Topic: School Nursery

Topic type:

School Nursery


The school nursery was established in 1979 on a plot of land that had always been intended for use as a school garden but had received little attention. Twice before in the twenty year lifetime of the school, gardens had been started but on both occasions the ventures were short-lived. The nursery contained a potting shed, tool shed, shade house, glass house and the garden itself which was divided into eight plots, each about fifty square metres. The school was able to employ two carpenters full time for several weeks to build the glasshouse an shade house and to renovate the old toolshed. The builders were employed at no cost to the school under an arrangement with the Department of Labour and the Borough Council. The schools only cost was the cost of materials - approximately $1,000.

During the building of the nursery facilities and the development of the area for use, parents, students and staff all helped and a considerable amount of time and energy was invested in the project. The nursery was very time consuming for the organising teacher, Mr. Rod Pemberton, and the other teacher in horticulture, Mrs.
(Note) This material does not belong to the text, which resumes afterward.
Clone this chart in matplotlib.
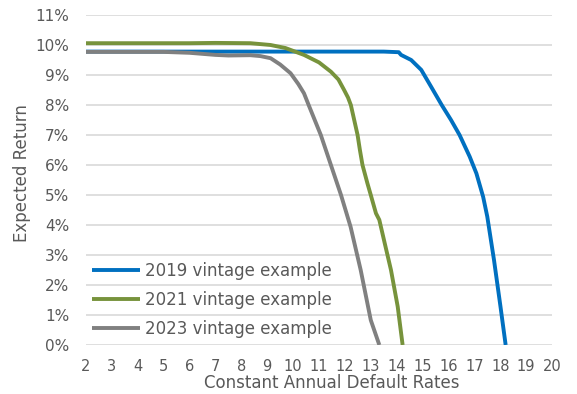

Thelma Stevenson, but with contributions from all students at some time during their two years at the school, the garden flourished.

Over their two years at M.I.S, all students spent at least ten hours working in the nursery. Their teachers tried to provide experience in three types of work: preparing the soil, planting indoors and planting outdoors. Students learnt about nutrient and chemical balance in the soil, different requirements of various seed types, sowing and cultivation as well as diseases and the different use of insecticides, fungicides, weedicides and fertilisers. Whether the crop was cauliflower or kiwifruit, learning by experience took place and while horticulture wasnʼt everyoneʼs favourite subject, most found it enjoyable.
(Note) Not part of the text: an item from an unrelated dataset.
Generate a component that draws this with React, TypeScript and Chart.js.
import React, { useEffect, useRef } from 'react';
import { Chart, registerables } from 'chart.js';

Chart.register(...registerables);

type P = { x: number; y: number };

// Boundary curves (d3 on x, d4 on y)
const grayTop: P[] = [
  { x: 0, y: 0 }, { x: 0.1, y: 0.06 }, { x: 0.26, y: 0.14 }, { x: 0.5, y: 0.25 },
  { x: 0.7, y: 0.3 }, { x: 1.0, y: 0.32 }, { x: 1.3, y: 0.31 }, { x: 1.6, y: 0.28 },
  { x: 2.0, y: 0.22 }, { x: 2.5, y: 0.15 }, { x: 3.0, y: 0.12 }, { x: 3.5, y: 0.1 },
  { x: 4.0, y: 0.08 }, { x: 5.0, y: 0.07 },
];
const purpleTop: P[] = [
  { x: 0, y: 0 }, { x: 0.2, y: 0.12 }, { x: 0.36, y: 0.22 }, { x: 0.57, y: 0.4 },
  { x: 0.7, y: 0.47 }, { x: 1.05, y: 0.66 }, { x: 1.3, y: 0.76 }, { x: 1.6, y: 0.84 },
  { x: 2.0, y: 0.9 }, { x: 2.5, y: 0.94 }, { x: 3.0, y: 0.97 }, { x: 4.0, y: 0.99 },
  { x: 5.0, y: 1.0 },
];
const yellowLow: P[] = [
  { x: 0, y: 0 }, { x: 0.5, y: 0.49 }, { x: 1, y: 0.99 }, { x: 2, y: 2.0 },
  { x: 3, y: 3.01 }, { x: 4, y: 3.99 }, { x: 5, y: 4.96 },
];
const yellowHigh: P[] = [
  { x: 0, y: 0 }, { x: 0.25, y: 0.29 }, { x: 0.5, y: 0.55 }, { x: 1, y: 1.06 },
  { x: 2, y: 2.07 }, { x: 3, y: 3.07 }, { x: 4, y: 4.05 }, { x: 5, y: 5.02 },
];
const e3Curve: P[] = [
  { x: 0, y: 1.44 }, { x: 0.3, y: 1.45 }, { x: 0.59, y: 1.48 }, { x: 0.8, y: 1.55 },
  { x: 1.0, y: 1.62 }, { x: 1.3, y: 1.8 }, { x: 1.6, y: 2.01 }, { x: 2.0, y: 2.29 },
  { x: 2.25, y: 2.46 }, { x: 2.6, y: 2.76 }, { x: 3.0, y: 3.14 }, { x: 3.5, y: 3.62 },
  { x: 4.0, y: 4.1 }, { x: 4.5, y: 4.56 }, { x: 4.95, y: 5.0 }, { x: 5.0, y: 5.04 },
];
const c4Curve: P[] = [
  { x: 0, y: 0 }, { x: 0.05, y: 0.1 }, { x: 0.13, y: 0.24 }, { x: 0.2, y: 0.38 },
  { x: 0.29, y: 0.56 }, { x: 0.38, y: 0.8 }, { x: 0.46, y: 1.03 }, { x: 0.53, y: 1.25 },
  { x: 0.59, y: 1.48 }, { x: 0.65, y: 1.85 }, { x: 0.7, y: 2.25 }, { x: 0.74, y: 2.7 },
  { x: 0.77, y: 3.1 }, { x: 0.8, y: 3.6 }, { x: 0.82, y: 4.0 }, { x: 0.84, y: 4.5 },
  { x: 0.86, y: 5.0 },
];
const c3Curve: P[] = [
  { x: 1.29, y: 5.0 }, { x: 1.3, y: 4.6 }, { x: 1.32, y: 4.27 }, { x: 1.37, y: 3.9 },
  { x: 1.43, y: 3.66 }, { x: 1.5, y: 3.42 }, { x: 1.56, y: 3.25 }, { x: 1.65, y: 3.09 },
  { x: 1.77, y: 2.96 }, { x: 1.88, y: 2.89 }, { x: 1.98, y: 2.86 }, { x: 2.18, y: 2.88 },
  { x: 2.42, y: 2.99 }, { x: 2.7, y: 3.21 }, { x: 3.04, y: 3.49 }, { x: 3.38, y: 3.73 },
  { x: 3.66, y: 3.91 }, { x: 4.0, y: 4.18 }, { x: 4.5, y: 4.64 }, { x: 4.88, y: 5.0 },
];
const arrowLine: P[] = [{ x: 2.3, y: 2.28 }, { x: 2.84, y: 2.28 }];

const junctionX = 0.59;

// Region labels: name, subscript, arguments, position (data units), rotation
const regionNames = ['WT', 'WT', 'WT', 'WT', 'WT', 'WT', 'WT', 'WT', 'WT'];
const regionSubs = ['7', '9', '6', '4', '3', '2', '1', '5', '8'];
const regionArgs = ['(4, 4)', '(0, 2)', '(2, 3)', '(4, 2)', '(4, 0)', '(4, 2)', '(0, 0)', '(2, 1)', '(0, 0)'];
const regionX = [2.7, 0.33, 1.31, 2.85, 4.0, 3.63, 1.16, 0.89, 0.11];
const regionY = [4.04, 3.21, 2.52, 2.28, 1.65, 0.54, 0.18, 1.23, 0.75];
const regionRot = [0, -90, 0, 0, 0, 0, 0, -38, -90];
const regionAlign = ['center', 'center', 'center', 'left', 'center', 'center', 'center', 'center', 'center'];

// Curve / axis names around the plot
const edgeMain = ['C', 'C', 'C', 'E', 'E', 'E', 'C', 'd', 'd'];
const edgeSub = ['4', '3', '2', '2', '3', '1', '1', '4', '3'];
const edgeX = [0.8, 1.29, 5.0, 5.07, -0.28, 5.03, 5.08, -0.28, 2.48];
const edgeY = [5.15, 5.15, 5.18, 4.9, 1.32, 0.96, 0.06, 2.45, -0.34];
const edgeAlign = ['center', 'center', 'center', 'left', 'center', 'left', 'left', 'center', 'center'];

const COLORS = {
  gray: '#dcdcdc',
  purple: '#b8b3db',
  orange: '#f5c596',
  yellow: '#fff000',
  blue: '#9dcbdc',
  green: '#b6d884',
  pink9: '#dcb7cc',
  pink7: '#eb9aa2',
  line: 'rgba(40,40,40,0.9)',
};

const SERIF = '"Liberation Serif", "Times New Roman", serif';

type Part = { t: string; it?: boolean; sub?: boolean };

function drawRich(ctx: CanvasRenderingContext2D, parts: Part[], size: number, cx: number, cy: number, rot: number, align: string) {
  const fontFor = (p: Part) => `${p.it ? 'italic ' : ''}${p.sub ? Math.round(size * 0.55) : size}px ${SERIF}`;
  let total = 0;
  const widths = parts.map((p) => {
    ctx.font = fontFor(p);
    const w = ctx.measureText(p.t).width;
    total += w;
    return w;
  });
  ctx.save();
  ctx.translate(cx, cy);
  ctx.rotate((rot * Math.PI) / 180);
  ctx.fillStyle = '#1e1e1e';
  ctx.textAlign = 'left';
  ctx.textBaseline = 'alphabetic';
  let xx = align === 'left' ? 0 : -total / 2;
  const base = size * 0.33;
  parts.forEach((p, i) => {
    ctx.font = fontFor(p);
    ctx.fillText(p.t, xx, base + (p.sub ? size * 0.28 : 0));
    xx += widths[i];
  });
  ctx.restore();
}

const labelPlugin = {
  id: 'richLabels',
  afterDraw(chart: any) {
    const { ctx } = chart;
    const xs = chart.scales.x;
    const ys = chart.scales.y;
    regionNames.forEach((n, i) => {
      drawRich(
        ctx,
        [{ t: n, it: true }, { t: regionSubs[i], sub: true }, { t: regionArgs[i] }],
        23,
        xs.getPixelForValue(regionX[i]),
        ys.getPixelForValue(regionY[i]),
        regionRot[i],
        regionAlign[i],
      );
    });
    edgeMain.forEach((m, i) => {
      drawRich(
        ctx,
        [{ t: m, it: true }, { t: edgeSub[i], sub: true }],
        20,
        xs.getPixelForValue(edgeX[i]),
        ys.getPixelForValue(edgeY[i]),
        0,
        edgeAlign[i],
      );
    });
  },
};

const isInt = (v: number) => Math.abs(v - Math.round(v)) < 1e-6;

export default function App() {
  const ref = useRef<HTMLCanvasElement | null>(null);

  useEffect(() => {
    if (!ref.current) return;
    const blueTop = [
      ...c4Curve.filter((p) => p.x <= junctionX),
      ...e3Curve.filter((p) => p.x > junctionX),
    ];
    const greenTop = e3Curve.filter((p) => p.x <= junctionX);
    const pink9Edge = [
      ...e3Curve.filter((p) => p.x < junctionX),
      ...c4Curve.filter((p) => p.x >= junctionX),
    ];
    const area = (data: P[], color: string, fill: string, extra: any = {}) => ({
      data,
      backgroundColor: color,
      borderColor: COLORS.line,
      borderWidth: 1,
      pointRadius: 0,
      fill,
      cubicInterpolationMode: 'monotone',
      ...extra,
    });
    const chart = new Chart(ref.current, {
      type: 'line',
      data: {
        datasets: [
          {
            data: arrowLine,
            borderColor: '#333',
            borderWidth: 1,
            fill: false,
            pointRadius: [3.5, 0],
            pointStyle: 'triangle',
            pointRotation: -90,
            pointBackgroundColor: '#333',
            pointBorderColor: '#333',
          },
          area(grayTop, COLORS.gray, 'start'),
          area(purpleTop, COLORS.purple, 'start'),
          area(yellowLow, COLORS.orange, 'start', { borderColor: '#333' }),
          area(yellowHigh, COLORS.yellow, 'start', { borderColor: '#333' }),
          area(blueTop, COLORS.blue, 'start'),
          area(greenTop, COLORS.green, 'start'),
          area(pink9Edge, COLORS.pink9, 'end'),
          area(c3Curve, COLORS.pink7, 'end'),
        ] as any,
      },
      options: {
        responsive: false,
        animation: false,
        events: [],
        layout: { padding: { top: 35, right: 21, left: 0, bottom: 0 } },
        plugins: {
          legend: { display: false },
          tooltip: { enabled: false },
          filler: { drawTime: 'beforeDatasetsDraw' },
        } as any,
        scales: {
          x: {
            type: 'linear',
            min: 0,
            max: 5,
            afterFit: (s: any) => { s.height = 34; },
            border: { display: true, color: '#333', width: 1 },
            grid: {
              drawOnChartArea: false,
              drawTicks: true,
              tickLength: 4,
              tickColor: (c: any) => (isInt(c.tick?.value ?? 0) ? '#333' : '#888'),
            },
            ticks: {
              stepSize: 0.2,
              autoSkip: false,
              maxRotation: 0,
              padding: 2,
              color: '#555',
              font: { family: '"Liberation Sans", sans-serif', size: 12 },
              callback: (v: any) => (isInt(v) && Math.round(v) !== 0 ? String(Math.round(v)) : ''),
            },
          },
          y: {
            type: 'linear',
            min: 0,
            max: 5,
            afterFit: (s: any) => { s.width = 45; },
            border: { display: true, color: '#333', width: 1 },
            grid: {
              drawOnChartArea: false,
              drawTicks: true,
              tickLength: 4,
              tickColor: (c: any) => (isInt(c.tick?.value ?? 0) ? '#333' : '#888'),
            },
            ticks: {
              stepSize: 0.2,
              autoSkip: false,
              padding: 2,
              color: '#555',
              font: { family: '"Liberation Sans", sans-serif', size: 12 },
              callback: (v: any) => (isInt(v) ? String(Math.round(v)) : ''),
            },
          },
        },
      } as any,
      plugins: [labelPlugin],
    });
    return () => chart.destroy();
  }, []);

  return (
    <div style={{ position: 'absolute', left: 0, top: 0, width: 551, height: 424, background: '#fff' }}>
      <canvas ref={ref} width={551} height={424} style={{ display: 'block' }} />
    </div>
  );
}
With the passing of Ray Lory in 1996 and the resignation of key people involved with the nursery, things came to a standstill. The area became overgrown and maintenance became an issue. When the Environmental Science Centre became reality, the school cleared the area and developed garden beds at the back of the old hatchery. A hydroponic unit and an area was set up for the growing of native trees.

To be fair, it never got off the ground and gardening was not part of the school curriculum until 2009 when Irene McKinstry led a group of staff members and students and gained funding of $4,000 for the building of garden beds. These have been built in what was the bird enclosure and the security that they provide has allowed the garden to prosper without the increased vandalism that the school has to endure.